Ver. 10. Sentence. It is but just; yet I shall only insist on the detention of the culprit. C. — Joseph wished to see whether the marks of attention, which he had shewn to Benjamin, would have excited the envy of his brethren (M.); and whether they would be concerned for him: thus he would discover their present dispositions. He might wish also to keep his younger brother out of danger, in case they were inclined to persecute him. H.

Ver. 13. The town, with heavy hearts, of which their torn garments were signs (H.): yet they say not a word in condemnation of Benjamin. They are determined either to clear him, or never to return home. M.

Ver. 14. Juda, mindful of his engagement, (C. xliii. 9,) and perhaps more eloquent and bolder than the rest. M.

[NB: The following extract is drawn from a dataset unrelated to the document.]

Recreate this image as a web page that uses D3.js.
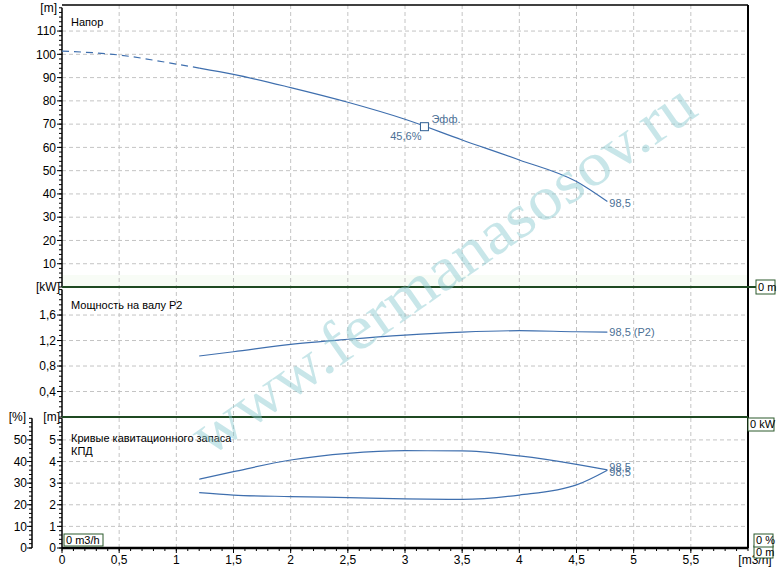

Ver. 15. The science of divining. He speaks of himself according to what he was esteemed in that kingdom. And, indeed, he being truly a prophet, knew more without comparison than any of the Egyptian sorcerers. Ch. — Heb. Sept. and Chal. “knew ye not that a man like me would divine with certainty,” and presently discover any fraud? C.

Ver. 16. Iniquity. He begins with the greatest humility, acknowledging that they were justly punished by God for some transgression, though they were, in his opinion, innocent of any theft. H. — Perhaps he might imagine that Benjamin had been guilty, (Bonfrere) and is willing to bear a part of the blame with the rest; or his conscience still presents before him the injustice done to Joseph so long before. H.

Ver. 18. Boldly, perceiving that he had to deal with an equitable judge. — Thou art; the second man in the kingdom. Heb. “even as Pharao.”

Ver. 20. Is left of, (habet mater.) Rachel had been dead about twenty-four years. H.

Ver. 31. With us, is not now found in Heb. But it is in the Sam. Sept. Syr. and Chaldee. C. — His grey hairs. That is, his person, now far advanced in years. — With sorrow unto hell. The Hebrew word for hell is here Sheola, the Greek hades: it is not taken for the hell of the damned; but for that place of souls below, where the servants of God were kept before the coming of Christ. Which place, both in the Scripture and in the creed, is named hell. Ch. — In this speech, we find many particulars not mentioned before; whence it appears, that the sacred historian does not always specify every circumstance. But, in relating the same speech, uses various expressions to the same purport. C.

Ver. 33. The boy. I am older, and more fit for service. M.

Ver. 34. My father; who will drop down dead, oppressed with grief. How eloquent and pathetic was this address! Joseph could bear no more.